Cependant, malgré cette apparente coercition, les normes relatives à la RSE restent de la soft law, c’est-à-dire un droit incitatif, mais mou.  En effet, si les actions en faveur de l’environnement peuvent être valorisées par un regain de notoriété, les sanctions de droit commun infligées en cas d’inaction restent négligeables, voire inexistantes.

Pourtant, les entreprises devraient veiller à ne pas être laxistes dans l’élaboration de leur politique RSE dont dépendront leurs reportings extra-financiers.  Les actionnaires, courtiers et gérants de portefeuilles scrutent attentivement les performances RSE des entreprises en rapport avec les critères ESG.  Gare aux entreprises qui se monteraient laxistes ou qui falsifieraient leurs reportings, car les reports des portefeuilles sont lourds de conséquences.  De fil en aiguille, la finance et ses acteurs sont en mesure d’infliger des sanctions de nature à faire corriger ou à faire effondrer un titre en bourse : la plus redoutée des sanctions pour une entreprise cotée.  C’est bien là l’ironie du sort : en matière de RSE, c’est la finance qui sanctionne.

Références

BOWEN H., Social responsibilities of the businessman, University of Iowa Press, 2013.

COASE R.H., The firm, the market, and the law, University of Chicago Press, 1988.

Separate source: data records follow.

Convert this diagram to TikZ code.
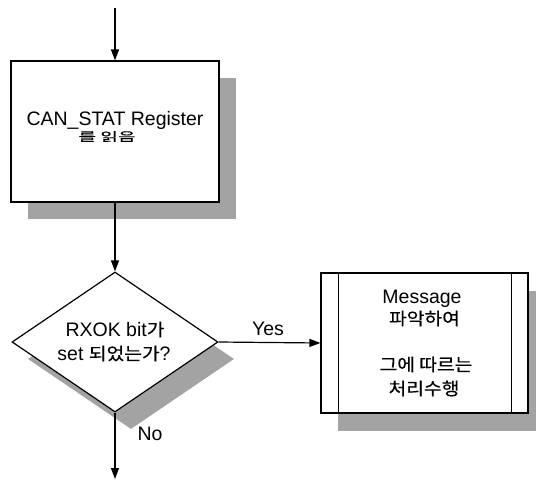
\documentclass[tikz,border=0pt]{standalone}
\usepackage{fontspec}
\setmainfont{Liberation Sans}
\newfontfamily\kr[FakeStretch=1.1,FakeBold=0.3]{Noto Sans CJK KR}
\newfontfamily\krw[FakeStretch=1.6,FakeBold=0.5]{Noto Sans CJK KR}
\usetikzlibrary{shapes.geometric,arrows.meta,calc}
\newcommand\krbig[1]{{\kr\fontsize{17.5}{17.5}\selectfont #1}}
\newcommand\krsmall[1]{{\krw\fontsize{12}{12}\selectfont #1}}
\begin{document}
\begin{tikzpicture}[x=1pt,y=-1pt,
  arr/.style={line width=1.2pt,-{Triangle[length=11pt,width=8pt]}},
  boxstyle/.style={draw,line width=1.2pt,fill=white,rectangle,inner sep=0pt},
  shadebox/.style={fill=black!36,draw=none,rectangle,inner sep=0pt},
  shadedia/.style={fill=black!36,draw=none,diamond,inner sep=0pt},
  txt/.style={font=\fontsize{19.5}{19.5}\selectfont,anchor=base,inner sep=0pt}]
\useasboundingbox (0,0) rectangle (536,480);
% shadows
\node[shadebox,minimum width=208pt,minimum height=141pt] (s1) at (132,148.5) {};
\node[shadedia,minimum width=206pt,minimum height=140pt] (s2) at (131,359) {};
\node[shadebox,minimum width=207pt,minimum height=140pt] (s3) at (441.5,361) {};
% boxes
\node[boxstyle,minimum width=208pt,minimum height=141pt] (b1) at (115,131.5) {};
\node[boxstyle,diamond,minimum width=206pt,minimum height=140pt] (d) at (115,342) {};
\node[boxstyle,minimum width=207pt,minimum height=140pt] (b2) at (424.5,343) {};
\draw[line width=1.2pt] ($(b2.north west)+(18,0)$) -- ($(b2.south west)+(18,0)$);
\draw[line width=1.2pt] ($(b2.north east)+(-17,0)$) -- ($(b2.south east)+(-17,0)$);
% texts
\node[txt] (t1) at (115,125) {CAN\_STAT Register};
\node[txt] (t2) at (107,141) {\krsmall{를 읽음}};
\node[txt] (t3) at (115,336) {RXOK bit\krbig{가}};
\node[txt] (t4) at (114,360) {set \krbig{되었는가}?};
\node[txt] (t5) at (422,303) {Message};
\node[txt] (t6) at (424.5,325) {\krbig{파악하여}};
\node[txt] (t7) at (426,371) {\krbig{그에 따르는}};
\node[txt] (t8) at (424,395) {\krbig{처리수행}};
\node[txt] (yes) at (268,335) {Yes};
\node[txt] (no) at (150,440) {No};
% connectors
\coordinate (top) at (115,8);
\coordinate (bot) at (115,479);
\draw[arr] (top) -- (b1.north);
\draw[arr] (b1.south) -- (d.north);
\draw[arr] (d.east) -- (b2.west);
\draw[arr] (d.south) -- (bot);
\end{tikzpicture}
\end{document}
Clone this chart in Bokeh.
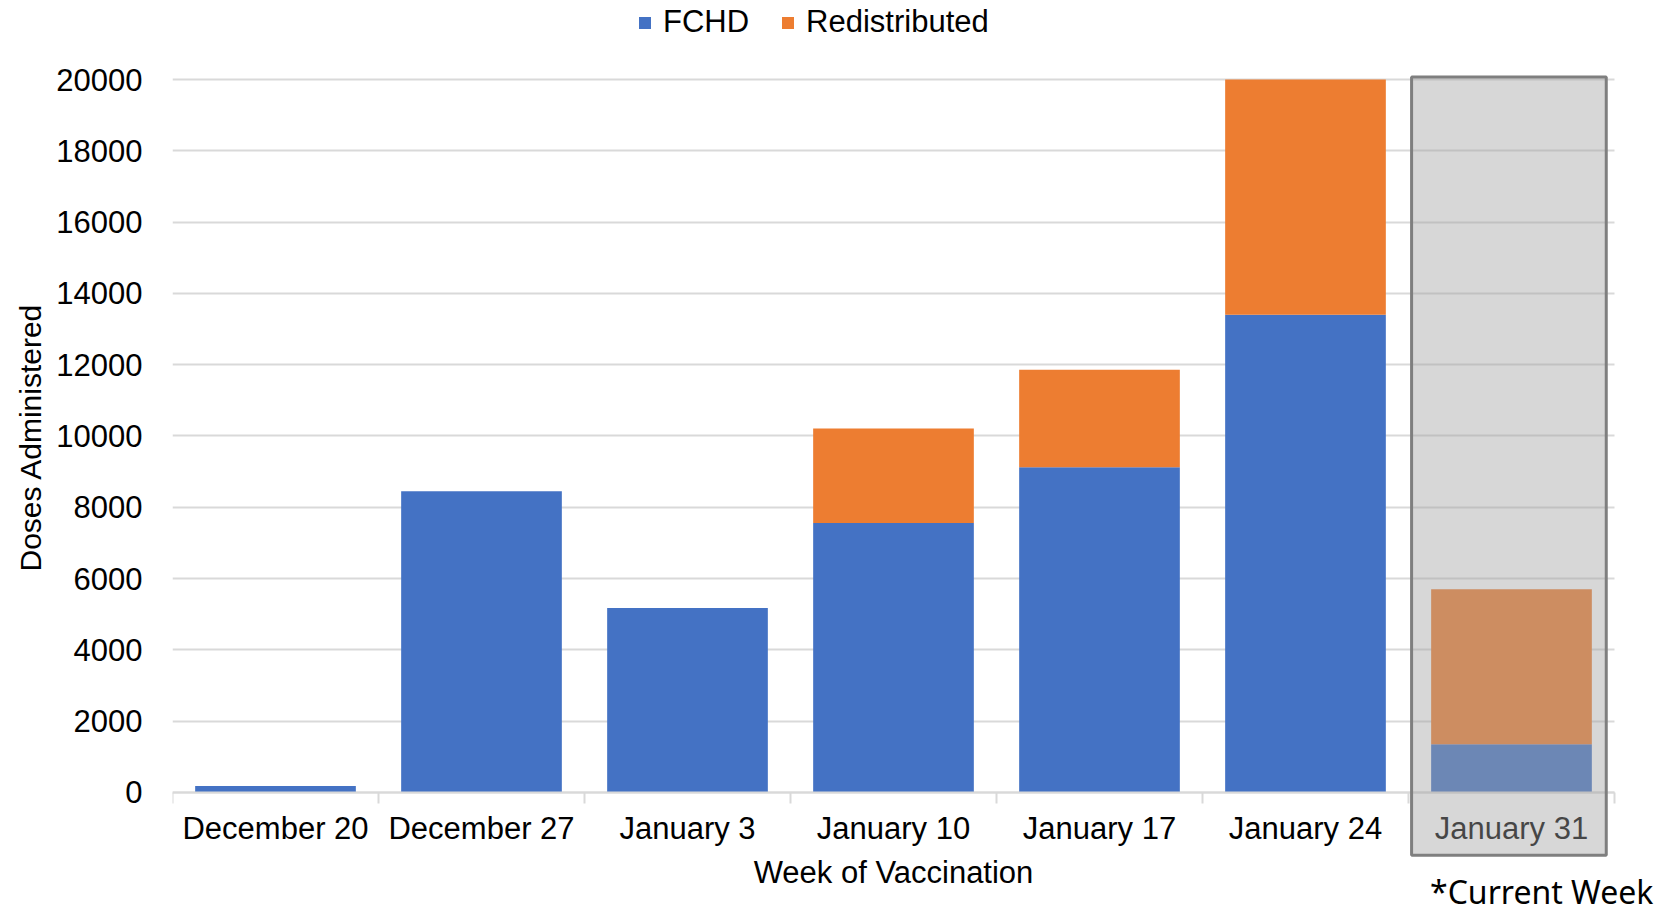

CROUCH C., « Modelling the Firm in its Market and Organizational Environment : Methodologies for Studying Corporate Social Responsibility », Organization Studies, 27, no 10, 2006, p. 1533‑51.

MALTHUS T.-R., Essai sur le principe de population, Londres, Institut national d’études démographiques, 1798.

VALIORGUE B. et DAUDIGEOS T., « L’internalisation des effets externes négatifs est-elle possible dans le cadre de la RSE ? », dans 3ème Séminaire de recherche « Responsabilité Sociale de l’Entreprise » et des Marchés, 2008, p. 14.